Rahab the Harlot hid two Israelite spies in her home and helped them escape. With Rahab's help, the spies safely returned to their leader, Joshua. The Israelites returned to Jericho. They marched around the city six times the first six days, and the seventh day they walked around the city seven times in one day. Then they blew their horns, and the walls of Jericho fell down. The part of the wall that Rahab lived in was spared, and every living thing was killed except Rahab and her family. In the New Testament, Rahab the Harlot is cited as a person of faith and good works, and she is recorded in the line of Jesus.
Joshua 2 (See also Joshua 6, James 2:25, and Hebrews 11:31)

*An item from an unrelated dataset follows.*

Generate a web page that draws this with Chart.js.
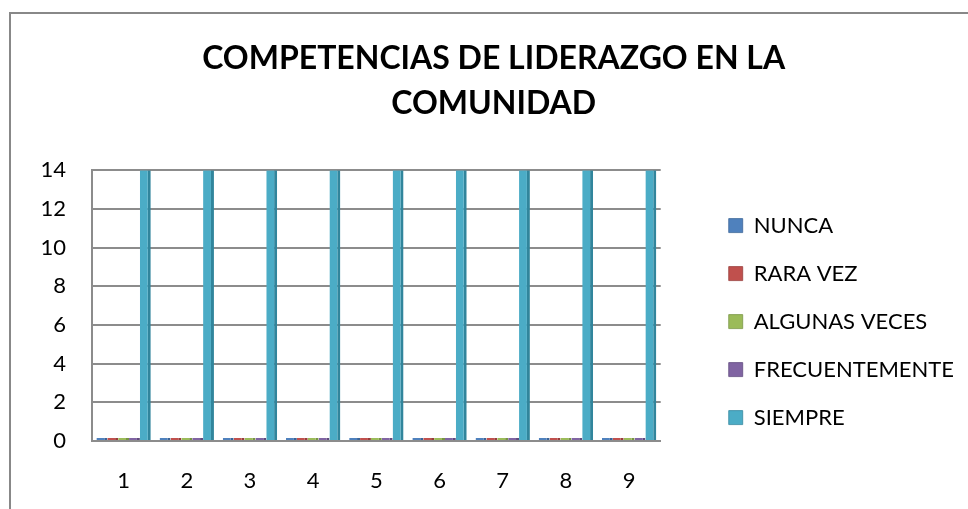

Two prostitutes approach King Solomon for justice in a famous judgment. Both prostitutes had young sons similar in age. One son died during the night when his mother lay on him. It was unclear which mother's son was living because the mother that woke up with a dead son next to her accused the other mother of switching the babies. Solomon threatened to cut the living child in half, and one mother came forward to ask that the entire living child be given to the other mother. Solomon identified the mother that was willing to give up the child as the real mother.
I Kings 3
Tamar was the widow of Er, the son of Judah. It was the tradition of that time for the father-in-law to arrange a marriage of a widow to another son. However, when Er died, Judah refused to marry her to his living son. Tamar tricked Judah into sleeping with her by pretending to be a prostitute. She took Judah's staff and seal (not his robe) as security for payment. When Judah was told that Tamar was pregnant, Judah ordered her to be burned to death. Tamar displayed Judah's staff and seal and successfully defended herself. Tamar gave birth to twins in King David's lineage.
Mary Magdalene is not recorded in the Bible as a former prostitute, but is often assumed to be one. There is no Biblical evidence that Mary Magdalene was a prostitute. Jesus cleansed her of seven demons in Luke 8:1-3. In the year 591, Pope Gregory called her a prostitute in a homily, and the label continues until the present in artwork, novels, and movies. Mary Magdalene is the patron saint of reformed prostitutes. She was honored to be the first person Jesus appeared to after the resurrection in the gospels of Mark and John. (Mark 16:9 and John 20:16)
In the book of Leviticus, if a priest's daughter is a prostitute, a harsh punishment ir required.Leviticus 21:9 states, "If a priest's daughter defiles herself by becoming a prostitute, she disgraces her father; she must be burned in the fire." "Burning" in the Bible may have been accomplished by melting lead and pouring it down the throat. Women and men caught in the act of adultery were brought out of the city and stoned, in accordance with Deutoronomy 22:22.
Ezekiel compares the practice of idolatry to prostitution and adultery, sometimes is quite graphic terms. The name "Oholah" means "my tent", and "Oholibah" means "my tent is in her". Samaria is Oholah, and Jerusalem is Oholibah. Ezekiel uses a similar comparison of prostitution to idolatry in Chapter 16.
Following God's command, Hosea marries Gomer, a prostitute. They have two sons and a daughter. Like Ezekiel, Hosea is comparing the harlotry of Gomer, his wife, to the idolatry of Israel. When she prostitutes herself, Hosea forgives her and continues to love her. Likewise, God forgives the idolatry of Israel and continues to love the people.